Task goal:
The lines to extract run from the start of the records through the line with "(yes) at (663,712)", both ends included; drop the pictures.

The input:

•••••

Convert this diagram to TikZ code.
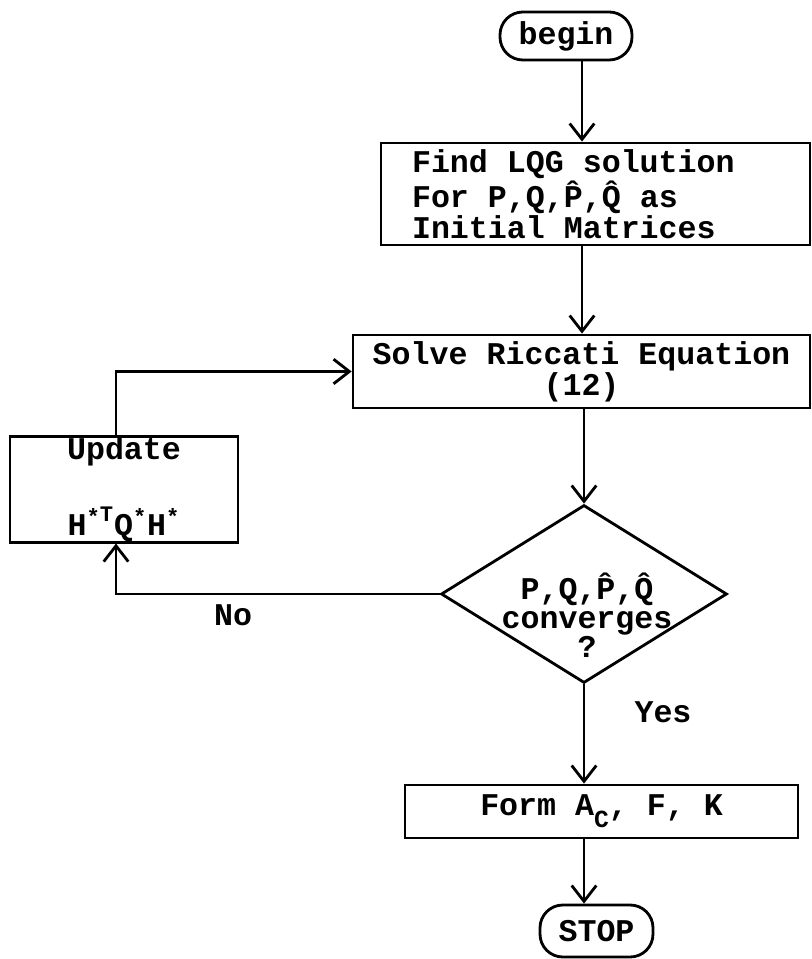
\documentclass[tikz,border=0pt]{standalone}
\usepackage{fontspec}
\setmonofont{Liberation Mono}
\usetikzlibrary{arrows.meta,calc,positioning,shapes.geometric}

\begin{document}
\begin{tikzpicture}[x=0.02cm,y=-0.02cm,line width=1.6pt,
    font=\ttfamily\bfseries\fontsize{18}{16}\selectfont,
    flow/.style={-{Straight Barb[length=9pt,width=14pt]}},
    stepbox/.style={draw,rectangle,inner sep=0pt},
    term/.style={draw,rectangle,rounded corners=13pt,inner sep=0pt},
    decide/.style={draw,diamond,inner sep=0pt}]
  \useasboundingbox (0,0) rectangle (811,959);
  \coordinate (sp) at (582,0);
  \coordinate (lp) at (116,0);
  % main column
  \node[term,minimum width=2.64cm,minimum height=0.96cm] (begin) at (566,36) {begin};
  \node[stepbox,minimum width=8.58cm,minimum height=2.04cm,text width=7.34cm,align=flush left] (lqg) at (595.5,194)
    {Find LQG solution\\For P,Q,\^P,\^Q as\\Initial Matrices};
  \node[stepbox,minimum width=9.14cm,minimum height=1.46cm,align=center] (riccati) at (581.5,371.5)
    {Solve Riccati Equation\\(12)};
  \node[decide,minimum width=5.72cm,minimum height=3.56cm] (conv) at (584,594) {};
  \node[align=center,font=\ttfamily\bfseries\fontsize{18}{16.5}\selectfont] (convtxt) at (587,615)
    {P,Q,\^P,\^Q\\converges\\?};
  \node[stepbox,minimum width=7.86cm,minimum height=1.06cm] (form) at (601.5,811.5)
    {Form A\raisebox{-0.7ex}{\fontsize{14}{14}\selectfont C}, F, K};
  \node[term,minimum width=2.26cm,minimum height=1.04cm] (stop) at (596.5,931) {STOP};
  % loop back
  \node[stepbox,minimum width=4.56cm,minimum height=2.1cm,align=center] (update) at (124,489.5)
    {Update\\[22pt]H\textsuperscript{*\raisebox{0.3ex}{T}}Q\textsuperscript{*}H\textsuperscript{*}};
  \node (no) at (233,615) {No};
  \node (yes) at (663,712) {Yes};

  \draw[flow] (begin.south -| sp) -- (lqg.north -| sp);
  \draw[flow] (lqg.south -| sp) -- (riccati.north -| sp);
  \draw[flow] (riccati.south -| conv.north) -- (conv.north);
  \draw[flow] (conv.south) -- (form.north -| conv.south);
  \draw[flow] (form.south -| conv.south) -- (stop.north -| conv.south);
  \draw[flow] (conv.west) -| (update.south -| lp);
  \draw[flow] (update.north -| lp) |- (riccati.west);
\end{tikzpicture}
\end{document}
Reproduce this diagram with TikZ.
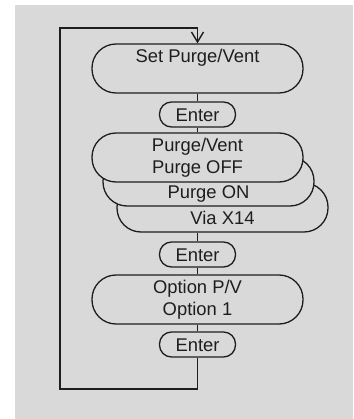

•••••

Finished task:
Convert this diagram to TikZ code.
\documentclass[tikz,border=0pt]{standalone}
\usepackage{fontspec}
\setmonofont{Liberation Mono}
\usetikzlibrary{arrows.meta,calc,positioning,shapes.geometric}

\begin{document}
\begin{tikzpicture}[x=0.02cm,y=-0.02cm,line width=1.6pt,
    font=\ttfamily\bfseries\fontsize{18}{16}\selectfont,
    flow/.style={-{Straight Barb[length=9pt,width=14pt]}},
    stepbox/.style={draw,rectangle,inner sep=0pt},
    term/.style={draw,rectangle,rounded corners=13pt,inner sep=0pt},
    decide/.style={draw,diamond,inner sep=0pt}]
  \useasboundingbox (0,0) rectangle (811,959);
  \coordinate (sp) at (582,0);
  \coordinate (lp) at (116,0);
  % main column
  \node[term,minimum width=2.64cm,minimum height=0.96cm] (begin) at (566,36) {begin};
  \node[stepbox,minimum width=8.58cm,minimum height=2.04cm,text width=7.34cm,align=flush left] (lqg) at (595.5,194)
    {Find LQG solution\\For P,Q,\^P,\^Q as\\Initial Matrices};
  \node[stepbox,minimum width=9.14cm,minimum height=1.46cm,align=center] (riccati) at (581.5,371.5)
    {Solve Riccati Equation\\(12)};
  \node[decide,minimum width=5.72cm,minimum height=3.56cm] (conv) at (584,594) {};
  \node[align=center,font=\ttfamily\bfseries\fontsize{18}{16.5}\selectfont] (convtxt) at (587,615)
    {P,Q,\^P,\^Q\\converges\\?};
  \node[stepbox,minimum width=7.86cm,minimum height=1.06cm] (form) at (601.5,811.5)
    {Form A\raisebox{-0.7ex}{\fontsize{14}{14}\selectfont C}, F, K};
  \node[term,minimum width=2.26cm,minimum height=1.04cm] (stop) at (596.5,931) {STOP};
  % loop back
  \node[stepbox,minimum width=4.56cm,minimum height=2.1cm,align=center] (update) at (124,489.5)
    {Update\\[22pt]H\textsuperscript{*\raisebox{0.3ex}{T}}Q\textsuperscript{*}H\textsuperscript{*}};
  \node (no) at (233,615) {No};
  \node (yes) at (663,712) {Yes};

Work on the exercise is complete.